Shuart, a history major, was captain of the 1952 Hofstra football team his senior year, when Hofstra lost only one of nine games. That loss was to Alfred, when an Alfred punt took an odd bounce, glanced off a Hofstra blocker and afforded Alfred the fumble recovery that set up the winning score.

“We were so upset,” Shuart recalled. “Young men—20, 21 years old—tears streaming down our faces.” Hofstra’s coach then was Howdy Myers, who in 1950—Shuart’s sophomore year—had started the school’s lacrosse operation.

“He called his first meeting of the football players that February,” Shuart said, “and handed us gloves, a helmet with wires and sticks. He said, ‘Gentlemen, this is lacrosse.’ That was his spring training.”

As president and after his retirement, Shuart remained a passionate Hofstra football fan until the sport was dropped, a fixture at the team’s home games long before the stadium assumed his name. For years, a Jim Shuart Football Scholarship went to one of the school’s players.
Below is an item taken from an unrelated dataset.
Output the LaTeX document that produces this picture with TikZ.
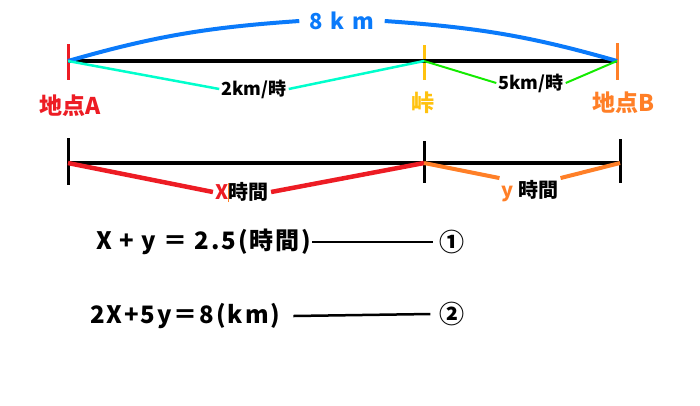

In 1999, when Hofstra advanced to the Division 1-AA football playoffs before losing to Illinois State, a star of the team was Long Island native Kahmal Roy, a sophomore wide receiver who had been granted one of those Jim Shuart scholarships.

“They never threw the ball to me when I played,” said Shuart, who had been an interior lineman. “But when Kahmal scores a touchdown….oh, man!”